Today would have been my mother’s birthday.
I don’t expect I could ever forget it, but just in case it’s in all of my online calendars and it’s in my Blackberry.
When she passed away in 2009, there had been many times in my life where it looked like the last time. I almost convinced myself in September of 2009 that despite all of the medical professionals saying it was really the end this time, they would be mistaken one last time.
My mother was a fighter. Nothing came easily for her.
There are many different ways to fight for what is right in life and I learned a lot of those different ways from her. I also learned patience, humour and charity. She was born within spitting distance of some very tough times and she constantly reminded us to be grateful for everything we had.
With my mother’s passing, I lost not only my last parent, but also a direct connection to some of most important pieces of history that she and my father lived through. My children would also lose the direct connection to history.
In September 2009, I wrote about my losing my mother. She was the first and most impressive single mom I ever knew. Here’s what I wrote:
I had thought I would be sending a message this week about what a great job I did in the Toronto Waterfront Marathon on Sunday.
It is with sadness and hope that I am writing, instead, to tell you about my mother who passed away on Thursday, September 23, 2009. My mother, Ruth, was 80. She was born in London on July 12, 1929. To a particularly virulent type of Protestant, July 12th is known as Orangemen’s Day, as my father reminded us on my mom’s birthday every year.
My mother had a very tough life. She was born just before the Great Crash which preceded the Great Depression. As hard as the economic times may seem to us today, much of what I know about the agony of the Great Depression came from my mother. She would tell of men coming to the back door of her house and asking if there were odd jobs. Her father, whom she admired greatly, would offer them food at a time when feeding his family was difficult. Both of my parents lived through the Depression and it made both of them conscious of waste. My mother always seemed to be able to offer others more than she would take herself.
No story about my mother would be complete without mentioning her father, Adam. I never met Adam, my grandfather, but the stories about him give me a vivid picture of a man with compassion, enormous generosity, peacefulness, a strong work ethic and a dry sense of humour. Mom inherited those and worked hard to pass on those traits. Adam must have passed on a sense of doing what it takes to get by and of jumping in to get the job done because Mom embodied those and we ended up with those too.
Mom and Dad’s marriage was a very difficult one. During the marriage Mom gave birth to 8 children, 3 of whom were stillborn and one, Danny, who died after a very brief life of 6 weeks. I cannot imagine the pain and sadness that resulted.
At a certain point in the late 1960’s my mother made a decision that no woman made lightly at that time: her marriage did not provide her the support she needed. Women at that time did not leave a marriage lightly or easily. Whatever a single mother has to endure today is rough enough. Before family law was reformed in the 1970’s, leaving a husband meant instant poverty and shunning by society.

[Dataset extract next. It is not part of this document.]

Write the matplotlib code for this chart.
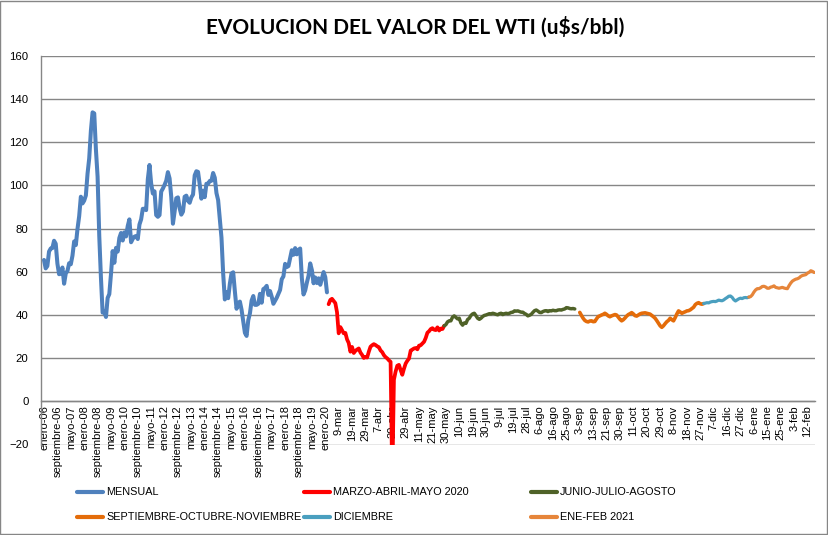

Mom did it and worked hard to make sure that we children didn’t suffer. She worked as a housecleaner, factory worker, newspaper carrier and crossing guard to ensure that there was always food on the table. At one point she was working 3 jobs at once.
To me, all of this makes me think of my mother as brave and strong now. At the time, however, all I saw was something that led me to believe that she was weak. In fact, I now see it as another way my mother embodied the notion of finding a way to get the job done and cope as best as one can.
This next bit may fall into the category of speaking ill of the dead, but I see it as my mother’s greatest accomplishment.
In addition to all the work she did and all the sacrifices she made, my mother also lived with alcoholism. I can’t say when it started or how much she drank, but I can tell you that increasingly it took over Mom’s life and ours, too.
But in the early ‘80’s my mother was hospitalized as a result of the effects of alcohol on her stomach. She was close to death and had a very large portion of her stomach removed. From that time until her death last week, she lived a sober life. She battled her demons and won. Her 25 year medallion from her AA group attests to her victory, which was not won all at once, but was won every day of the rest of her life.
In AA, as everywhere, my mother made friends and showed that her determination (or stubbornness) and her humour could be an example to others. We learned it as children. To me, although it took me a long time to learn it, my mother was brave and did what needed to be done to get the job done.
My memories of my mother are more than of a heroine and conflicted person. She made peanut butter cookies (that I didn’t eat very often, because I didn’t really like them, but my brother did) and a great meatloaf. Her favourite perfume was Lily of the Valley from Avon. Every Saturday for as long as I could remember we watched Hee Haw together. I learned to love the music of Johnny Cash, Hank Snow, Hank Williams Jr., Tammy Wynette and many other country singers. She showed up to every parent teacher interview and saved every badge I ever earned in school, along with all of my report cards.
One of the things that I always found corny at the time was when she was decorating the house for Christmas in November. She would put up scores of Christmas or winter-themed candles. It’s one of those enduring memories of her life. It took hours to put them up and hours to put them away so that none of them were damaged. That provided some huge lessons in patience and getting the job done.